• Task:
Please, without the pictures, retype exactly the lines from the start of the material through the line that holds "width=66pt,minimum height=52pt] (ade)".

• Given information:
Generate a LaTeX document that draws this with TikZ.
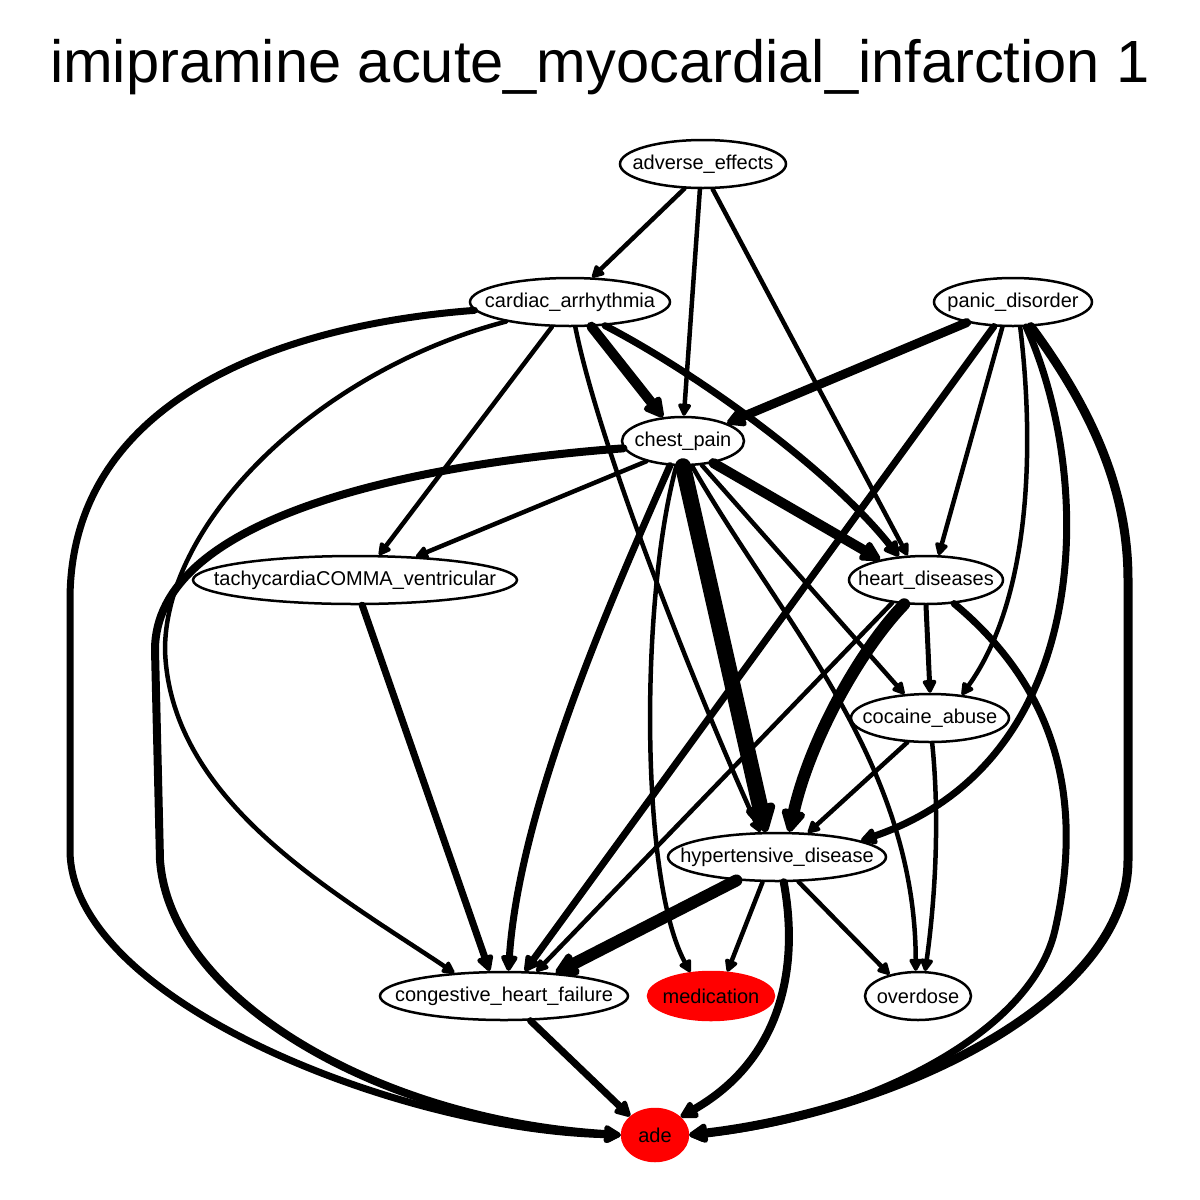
\documentclass[tikz,border=0pt]{standalone}
\usepackage{fontspec}
\setmainfont{Liberation Sans}
\usetikzlibrary{arrows.meta,shapes.geometric}
\begin{document}
\begin{tikzpicture}[x=1pt,y=-1pt,
  nd/.style={ellipse,draw,line width=2.5pt,inner sep=0pt,minimum height=48pt,font=\fontsize{20}{24}\selectfont},
  redn/.style={nd,fill=red,draw=red},
  ed/.style={line width=#1pt,line cap=round,-{Triangle[length=7pt 1.6,width=7pt 1.6,round]}},
  ed/.default=4.5
]
\useasboundingbox (0,0) rectangle (1200,1200);
\node[font=\fontsize{59.6}{70}\selectfont,anchor=base] (title) at (600,82) {imipramine acute\_myocardial\_infarction 1};

\node[nd,minimum width=166pt] (ae) at (703,164) {\makebox[0pt]{adverse\_effects}};
\node[nd,minimum width=200pt] (ca) at (570,302) {\makebox[0pt]{cardiac\_arrhythmia}};
\node[nd,minimum width=158pt] (pd) at (1013,302) {\makebox[0pt]{panic\_disorder}};
\node[nd,minimum width=122pt] (cp) at (683,441) {\makebox[0pt]{chest\_pain}};
\node[nd,minimum width=324pt] (tach) at (355,580) {\makebox[0pt]{tachycardiaCOMMA\_ventricular}};
\node[nd,minimum width=154pt] (hd) at (926,580) {\makebox[0pt]{heart\_diseases}};
\node[nd,minimum width=158pt] (coc) at (930,718) {\makebox[0pt]{cocaine\_abuse}};
\node[nd,minimum width=218pt] (hyp) at (777,857) {\makebox[0pt]{hypertensive\_disease}};
\node[nd,minimum width=248pt] (chf) at (504,996) {\makebox[0pt]{congestive\_heart\_failure}};
\node[redn,minimum width=126pt] (med) at (711,996) {\makebox[0pt]{medication}};
\node[nd,minimum width=106pt] (od) at (918,996) {\makebox[0pt]{overdose}};
\node[redn,minimum width=66pt,minimum height=52pt] (ade) at (655,1135) {\makebox[0pt]{ade}};

% adverse_effects
\draw[ed] (ae.233) -- (ca.48);
\draw[ed] (ae.263) -- (cp.88);
\draw[ed] (ae.291) -- (hd.127);
% cardiac_arrhythmia
\draw[ed=10] (ca.311) -- (cp.130);
\draw[ed=7] (ca.326) .. controls (700,375) and (830,470) .. (hd.139);
\draw[ed] (ca.234) -- (tach.46);
\draw[ed] (ca.282) .. controls (600,450) and (700,700) .. (hyp.124);
\draw[ed] (ca.197) .. controls (320,370) and (165,520) .. (165,650) .. controls (170,800) and (330,890) .. (chf.155);
\draw[ed=7] (ca.185) .. controls (280,325) and (70,400) .. (70,600) -- (70,850) .. controls (70,1000) and (400,1130) .. (ade.180);
% panic_disorder
\draw[ed=9] (pd.204) -- (cp.22);
\draw[ed] (pd.247) -- (hd.63);
\draw[ed=7] (pd.232) -- (chf.50);
\draw[ed] (pd.286) .. controls (1035,450) and (1030,600) .. (coc.36);
\draw[ed=7] (pd.298) .. controls (1095,480) and (1095,760) .. (hyp.11);
\draw[ed=9] (pd.306) .. controls (1100,420) and (1128,500) .. (1128,580) -- (1128,860) .. controls (1128,1000) and (900,1110) .. (ade.0);
% chest_pain
\draw[ed] (cp.209) -- (tach.21);
\draw[ed=10] (cp.324) -- (hd.156);
\draw[ed] (cp.308) -- (coc.137);
\draw[ed=16] (cp.270) -- (hyp.114);
\draw[ed=7] (cp.242) .. controls (620,580) and (520,800) .. (chf.80);
\draw[ed] (cp.255) .. controls (640,600) and (640,880) .. (med.131);
\draw[ed] (cp.290) .. controls (780,620) and (915,760) .. (od.95);
\draw[ed=8] (cp.187) .. controls (400,465) and (155,520) .. (155,650) -- (160,860) .. controls (170,1000) and (380,1120) .. (ade.180);
% heart_diseases
\draw[ed=5] (hd.270) -- (coc.90);
\draw[ed=12] (hd.228) .. controls (860,650) and (810,740) .. (hyp.64);
\draw[ed] (hd.214) -- (chf.37);
\draw[ed=7] (hd.320) .. controls (1070,700) and (1080,820) .. (1055,930) .. controls (1030,1040) and (850,1120) .. (ade.0);
% cocaine_abuse
\draw[ed] (coc.227) -- (hyp.38);
\draw[ed] (coc.275) .. controls (940,820) and (935,900) .. (od.74);
% tachycardia
\draw[ed=7] (tach.286) -- (chf.120);
% hypertensive
\draw[ed=12] (hyp.210) -- (chf.24);
\draw[ed] (hyp.240) -- (med.56);
\draw[ed] (hyp.311) -- (od.143);
\draw[ed=8] (hyp.285) .. controls (800,970) and (780,1060) .. (ade.35);
% chf
\draw[ed=7] (chf.317) -- (ade.143);
\end{tikzpicture}
\end{document}
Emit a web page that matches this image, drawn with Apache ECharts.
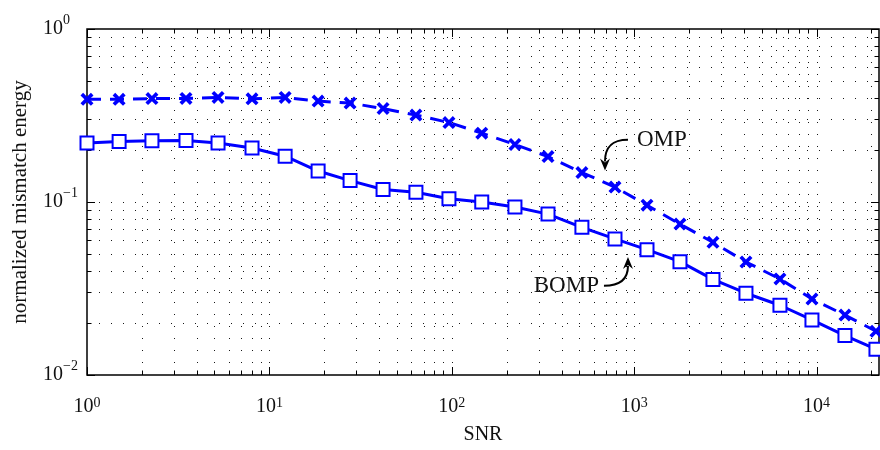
<!DOCTYPE html>
<html><head><meta charset="utf-8">
<script src="https://cdn.jsdelivr.net/npm/echarts@6/dist/echarts.min.js"></script>
<style>html,body{margin:0;padding:0;background:#fff}#c{width:880px;height:450px}</style>
</head><body><div id="c"></div>
<script>
// ---- data ----
const snr  = [1, 1.5, 2.27, 3.49, 5.23, 8.03, 12.2, 18.5, 27.7, 42.0, 63.6, 96.5, 146, 222, 337, 517, 785, 1176, 1783, 2704, 4102, 6300, 9437, 14313, 21170];
const omp  = [0.392, 0.392, 0.396, 0.397, 0.402, 0.395, 0.402, 0.383, 0.373, 0.347, 0.318, 0.288, 0.250, 0.215, 0.183, 0.148, 0.122, 0.0958, 0.0745, 0.0585, 0.045, 0.0359, 0.0275, 0.0222, 0.0179];
const bomp = [0.219, 0.224, 0.226, 0.227, 0.219, 0.205, 0.184, 0.151, 0.133, 0.118, 0.114, 0.1045, 0.100, 0.0935, 0.0851, 0.0714, 0.0612, 0.053, 0.0452, 0.0357, 0.0297, 0.0253, 0.0208, 0.0169, 0.0141];
const seriesNames = ['OMP', 'BOMP'];
const xMajorTicks = [1, 10, 100, 1000, 10000];
const yMajorTicks = [0.01, 0.1, 1];
const minorMultipliers = [2, 3, 4, 5, 6, 7, 8, 9];
const xRange = [1, 22000];
const yRange = [0.01, 1];
const xName = 'SNR';
const yName = 'normalized mismatch energy';
// annotation anchors in data space: [text anchor, arrow start, arrow tip]
const ompNote  = {text: 'OMP',  at: [1036, 0.228],  from: [925, 0.229],  to: [692, 0.152]};
const bompNote = {text: 'BOMP', at: [641, 0.0325],  from: [683, 0.0328], to: [925, 0.0481]};

const FONT = '"Liberation Serif", "Times New Roman", serif';
const BLUE = '#0000ff';

function expLabel(v) {
  const e = Math.round(Math.log10(v));
  if (Math.abs(v - Math.pow(10, e)) > 1e-6 * Math.pow(10, e)) return '';
  const style = e < 0 ? 'sn' : 'sp';
  return '{b|10}{' + style + '|' + String(e).replace('-', '\u2212') + '}';
}

const chart = echarts.init(document.getElementById('c'), null, {renderer: 'canvas'});

function allTicks(majors, range) {
  const out = [];
  majors.forEach(function (m) {
    out.push({v: m, major: true});
    minorMultipliers.forEach(function (k) {
      const v = m * k;
      if (v < range[1] * 1.0000001) out.push({v: v, major: false});
    });
  });
  return out.filter(function (t) { return t.v >= range[0] && t.v <= range[1] * 1.0000001; });
}

const xTicks = allTicks(xMajorTicks, xRange);
const yTicks = allTicks(yMajorTicks, yRange);

const supX = {fontFamily: FONT, fontSize: 14, lineHeight: 12, verticalAlign: 'top', color: '#111'};
const option = {
  animation: false,
  backgroundColor: '#fff',
  grid: {left: 87, right: 1, top: 29, bottom: 69, show: true, borderColor: '#000', borderWidth: 1.5, backgroundColor: 'transparent'},
  xAxis: {
    type: 'log', logBase: 10, min: xRange[0], max: xRange[1],
    name: xName, nameLocation: 'middle', nameGap: 50,
    nameTextStyle: {fontFamily: FONT, fontSize: 20, color: '#111'},
    axisLine: {show: false}, axisTick: {show: false}, splitLine: {show: false},
    axisLabel: {
      margin: 21, showMaxLabel: false, color: '#111', formatter: expLabel,
      rich: {
        b: {fontFamily: FONT, fontSize: 20, lineHeight: 22, verticalAlign: 'middle', color: '#111'},
        sn: supX, sp: supX
      }
    }
  },
  yAxis: {
    type: 'log', logBase: 10, min: yRange[0], max: yRange[1],
    name: yName, nameLocation: 'middle', nameGap: 56,
    nameTextStyle: {fontFamily: FONT, fontSize: 21, color: '#111'},
    axisLine: {show: false}, axisTick: {show: false}, splitLine: {show: false},
    axisLabel: {
      margin: 9, color: '#111', formatter: expLabel,
      rich: {
        b: {fontFamily: FONT, fontSize: 20, lineHeight: 32, verticalAlign: 'middle', color: '#111'},
        sn: {fontFamily: FONT, fontSize: 14, lineHeight: 12, verticalAlign: 'top', color: '#111'},
        sp: {fontFamily: FONT, fontSize: 14, lineHeight: 12, verticalAlign: 'top', color: '#111', padding: [0, 8, 0, 0]}
      }
    }
  },
  series: [
    {
      type: 'custom', silent: true, z: 1, clip: false,
      data: [[xRange[0], yRange[0]]],
      renderItem: function (params, api) {
        const bl = api.coord([xRange[0], yRange[0]]);
        const tr = api.coord([xRange[1], yRange[1]]);
        const left = bl[0], bottom = bl[1], right = tr[0], top = tr[1];
        const ch = [];
        const dot = {stroke: '#000', lineWidth: 1, lineDash: [1, 11], opacity: 0.9};
        const tk = {stroke: '#000', lineWidth: 1};
        xTicks.forEach(function (t) {
          const x = Math.round(api.coord([t.v, yRange[0]])[0]) + 0.5;
          const len = t.major ? 8 : 4.5;
          if (x > left + 1 && x < right - 1) {
            ch.push({type: 'line', shape: {x1: x, y1: bottom, x2: x, y2: top}, style: dot});
          }
          ch.push({type: 'line', shape: {x1: x, y1: bottom, x2: x, y2: bottom - len}, style: tk});
          ch.push({type: 'line', shape: {x1: x, y1: top, x2: x, y2: top + len}, style: tk});
        });
        yTicks.forEach(function (t) {
          const y = Math.round(api.coord([xRange[0], t.v])[1]) + 0.5;
          const len = t.major ? 8 : 4.5;
          if (y > top + 1 && y < bottom - 1) {
            ch.push({type: 'line', shape: {x1: left, y1: y, x2: right, y2: y}, style: dot});
          }
          ch.push({type: 'line', shape: {x1: left, y1: y, x2: left + len, y2: y}, style: tk});
          ch.push({type: 'line', shape: {x1: right, y1: y, x2: right - len, y2: y}, style: tk});
        });
        return {type: 'group', children: ch};
      }
    },
    {
      name: seriesNames[0], type: 'line', z: 3,
      data: snr.map(function (x, i) { return [x, omp[i]]; }),
      symbol: 'path://M2,0 L5,3 L8,0 L10,2 L7,5 L10,8 L8,10 L5,7 L2,10 L0,8 L3,5 L0,2 Z',
      symbolSize: 13, showAllSymbol: true,
      itemStyle: {color: BLUE},
      lineStyle: {color: BLUE, width: 3, type: [14, 9]}
    },
    {
      name: seriesNames[1], type: 'line', z: 4,
      data: snr.map(function (x, i) { return [x, bomp[i]]; }),
      symbol: 'emptyRect', symbolSize: 13, showAllSymbol: true,
      itemStyle: {color: BLUE, borderColor: BLUE, borderWidth: 2.6},
      lineStyle: {color: BLUE, width: 3}
    }
  ]
};
chart.setOption(option);

function P(pt) { return chart.convertToPixel({gridIndex: 0}, pt); }
function noteGraphics(note, dir) {
  const t = P(note.at), s = P(note.from), e = P(note.to);
  const g = [];
  g.push({type: 'text', x: t[0], y: t[1], z: 10,
    style: {text: note.text, fontFamily: FONT, fontSize: 23, fill: '#111',
      align: dir === 'down' ? 'left' : 'right', verticalAlign: 'middle'}});
  const headLen = 12, hw = 5;
  if (dir === 'down') {
    const endY = e[1] - headLen + 3;
    g.push({type: 'bezierCurve', z: 10,
      shape: {x1: s[0], y1: s[1], x2: e[0], y2: endY, cpx1: e[0] + 6, cpy1: s[1], cpx2: e[0], cpy2: s[1] + 8},
      style: {stroke: '#000', lineWidth: 2, fill: null}});
    g.push({type: 'polygon', z: 10,
      shape: {points: [[e[0], e[1]], [e[0] - hw, e[1] - headLen], [e[0], e[1] - headLen + 4], [e[0] + hw, e[1] - headLen]]},
      style: {fill: '#000'}});
  } else {
    const endY = e[1] + headLen - 3;
    g.push({type: 'bezierCurve', z: 10,
      shape: {x1: s[0], y1: s[1], x2: e[0], y2: endY, cpx1: e[0] - 6, cpy1: s[1], cpx2: e[0], cpy2: s[1] - 8},
      style: {stroke: '#000', lineWidth: 2, fill: null}});
    g.push({type: 'polygon', z: 10,
      shape: {points: [[e[0], e[1]], [e[0] - hw, e[1] + headLen], [e[0], e[1] + headLen - 4], [e[0] + hw, e[1] + headLen]]},
      style: {fill: '#000'}});
  }
  return g;
}
chart.setOption({graphic: noteGraphics(ompNote, 'down').concat(noteGraphics(bompNote, 'up'))});
</script>
</body></html>
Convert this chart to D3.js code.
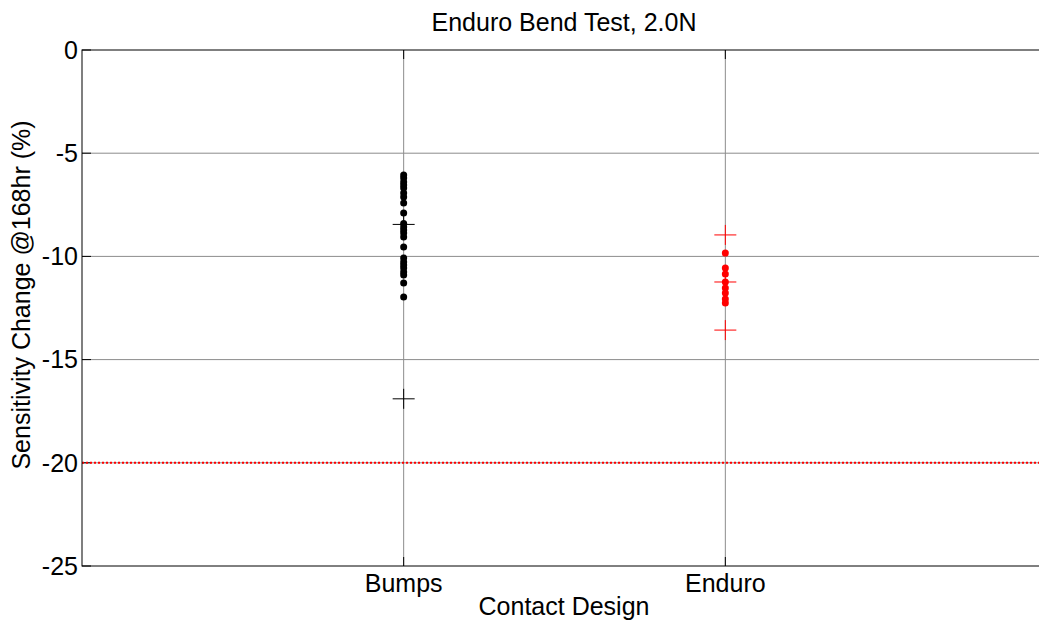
<!DOCTYPE html>
<html>
<head>
<meta charset="utf-8">
<title>Enduro Bend Test</title>
<style>
  body { margin: 0; background: #fff; }
  svg { display: block; font-family: "Liberation Sans", Arial, sans-serif; }
</style>
</head>
<body>
<script src="https://d3js.org/d3.v7.min.js"></script>
<script>
// Data
var categories = ["Bumps", "Enduro"];
var bumpsValues = [-6.06, -6.2, -6.4, -6.54, -6.69, -6.93, -7.12, -7.41, -7.9, -8.4, -8.58,
  -8.72, -8.87, -9.06, -9.54, -10.08, -10.27, -10.42, -10.56, -10.76, -10.9, -11.29, -11.97];
var enduroValues = [-9.84, -10.56, -10.85, -11.24, -11.53, -11.77, -12.06, -12.26];
// mean and mean - 3 sigma / +/- 3 sigma markers
var bumpsMarkers = [-8.45, -16.9];
var enduroMarkers = [-8.96, -11.24, -13.57];
var yTicks = [0, -5, -10, -15, -20, -25];
var limitValue = -20;

var width = 1039, height = 621;
var margin = {left: 82, top: 50, right: -8, bottom: 55};

var svg = d3.select("body").append("svg")
  .attr("width", width)
  .attr("height", height);

var x = d3.scaleLinear().domain([0, 3]).range([margin.left, width - margin.right]);
var y = d3.scaleLinear().domain([-25, 0]).range([height - margin.bottom, margin.top]);

// grid
svg.append("g").selectAll("line")
  .data(yTicks.filter(function(d){ return d !== 0 && d !== -25; }))
  .enter().append("line")
  .attr("x1", x(0)).attr("x2", x(3))
  .attr("y1", function(d){ return y(d); }).attr("y2", function(d){ return y(d); })
  .attr("stroke", "#8c8c8c").attr("stroke-width", 1);

svg.append("g").selectAll("line")
  .data([1, 2])
  .enter().append("line")
  .attr("x1", function(d){ return x(d); }).attr("x2", function(d){ return x(d); })
  .attr("y1", y(0)).attr("y2", y(-25))
  .attr("stroke", "#8c8c8c").attr("stroke-width", 1);

// inner tick marks
var ticks = svg.append("g").attr("stroke", "#000").attr("stroke-width", 1);
yTicks.forEach(function(d) {
  ticks.append("line").attr("x1", x(0)).attr("x2", x(0) + 9)
    .attr("y1", y(d)).attr("y2", y(d));
});
[1, 2].forEach(function(d) {
  ticks.append("line").attr("x1", x(d)).attr("x2", x(d))
    .attr("y1", y(0)).attr("y2", y(0) + 9);
  ticks.append("line").attr("x1", x(d)).attr("x2", x(d))
    .attr("y1", y(-25)).attr("y2", y(-25) - 9);
});

// limit line
svg.append("line")
  .attr("x1", x(0)).attr("x2", x(3))
  .attr("y1", y(limitValue)).attr("y2", y(limitValue))
  .attr("stroke", "red").attr("stroke-width", 2)
  .attr("stroke-dasharray", "2,2");

// markers (crosses)
function crosses(values, xi, color) {
  var g = svg.append("g").attr("stroke", color).attr("stroke-width", 1);
  values.forEach(function(v) {
    g.append("line").attr("x1", x(xi) - 11).attr("x2", x(xi) + 11)
      .attr("y1", y(v)).attr("y2", y(v));
    g.append("line").attr("x1", x(xi)).attr("x2", x(xi))
      .attr("y1", y(v) - 10).attr("y2", y(v) + 10);
  });
}
crosses(bumpsMarkers, 1, "#000");
crosses(enduroMarkers, 2, "red");

// points
svg.append("g").selectAll("circle")
  .data(bumpsValues)
  .enter().append("circle")
  .attr("cx", x(1)).attr("cy", function(d){ return y(d); })
  .attr("r", 3.5).attr("fill", "#000");

svg.append("g").selectAll("circle")
  .data(enduroValues)
  .enter().append("circle")
  .attr("cx", x(2)).attr("cy", function(d){ return y(d); })
  .attr("r", 3.5).attr("fill", "red");

// axes box
svg.append("rect")
  .attr("x", x(0)).attr("y", y(0))
  .attr("width", x(3) - x(0)).attr("height", y(-25) - y(0))
  .attr("fill", "none").attr("stroke", "#000").attr("stroke-width", 1);

// y tick labels
svg.append("g").selectAll("text")
  .data(yTicks)
  .enter().append("text")
  .attr("x", x(0) - 4).attr("y", function(d){ return y(d); })
  .attr("dy", "0.35em")
  .attr("text-anchor", "end")
  .attr("font-size", "25px")
  .text(function(d){ return d; });

// x tick labels
svg.append("g").selectAll("text")
  .data(categories)
  .enter().append("text")
  .attr("x", function(d, i){ return x(i + 1); })
  .attr("y", 592)
  .attr("text-anchor", "middle")
  .attr("font-size", "25px")
  .text(function(d){ return d; });

svg.append("text")
  .attr("x", 564).attr("y", 615)
  .attr("text-anchor", "middle")
  .attr("font-size", "25px")
  .text("Contact Design");

svg.append("text")
  .attr("transform", "translate(30,295) rotate(-90)")
  .attr("text-anchor", "middle")
  .attr("font-size", "25px")
  .text("Sensitivity Change @168hr (%)");

svg.append("text")
  .attr("x", 564).attr("y", 31)
  .attr("text-anchor", "middle")
  .attr("font-size", "25px")
  .text("Enduro Bend Test, 2.0N");
</script>
</body>
</html>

• The completed task:
Generate a LaTeX document that draws this with TikZ.
\documentclass[tikz,border=0pt]{standalone}
\usepackage{fontspec}
\setmainfont{Liberation Sans}
\usetikzlibrary{arrows.meta,shapes.geometric}
\begin{document}
\begin{tikzpicture}[x=1pt,y=-1pt,
  nd/.style={ellipse,draw,line width=2.5pt,inner sep=0pt,minimum height=48pt,font=\fontsize{20}{24}\selectfont},
  redn/.style={nd,fill=red,draw=red},
  ed/.style={line width=#1pt,line cap=round,-{Triangle[length=7pt 1.6,width=7pt 1.6,round]}},
  ed/.default=4.5
]
\useasboundingbox (0,0) rectangle (1200,1200);
\node[font=\fontsize{59.6}{70}\selectfont,anchor=base] (title) at (600,82) {imipramine acute\_myocardial\_infarction 1};

\node[nd,minimum width=166pt] (ae) at (703,164) {\makebox[0pt]{adverse\_effects}};
\node[nd,minimum width=200pt] (ca) at (570,302) {\makebox[0pt]{cardiac\_arrhythmia}};
\node[nd,minimum width=158pt] (pd) at (1013,302) {\makebox[0pt]{panic\_disorder}};
\node[nd,minimum width=122pt] (cp) at (683,441) {\makebox[0pt]{chest\_pain}};
\node[nd,minimum width=324pt] (tach) at (355,580) {\makebox[0pt]{tachycardiaCOMMA\_ventricular}};
\node[nd,minimum width=154pt] (hd) at (926,580) {\makebox[0pt]{heart\_diseases}};
\node[nd,minimum width=158pt] (coc) at (930,718) {\makebox[0pt]{cocaine\_abuse}};
\node[nd,minimum width=218pt] (hyp) at (777,857) {\makebox[0pt]{hypertensive\_disease}};
\node[nd,minimum width=248pt] (chf) at (504,996) {\makebox[0pt]{congestive\_heart\_failure}};
\node[redn,minimum width=126pt] (med) at (711,996) {\makebox[0pt]{medication}};
\node[nd,minimum width=106pt] (od) at (918,996) {\makebox[0pt]{overdose}};
\node[redn,minimum width=66pt,minimum height=52pt] (ade) at (655,1135) {\makebox[0pt]{ade}};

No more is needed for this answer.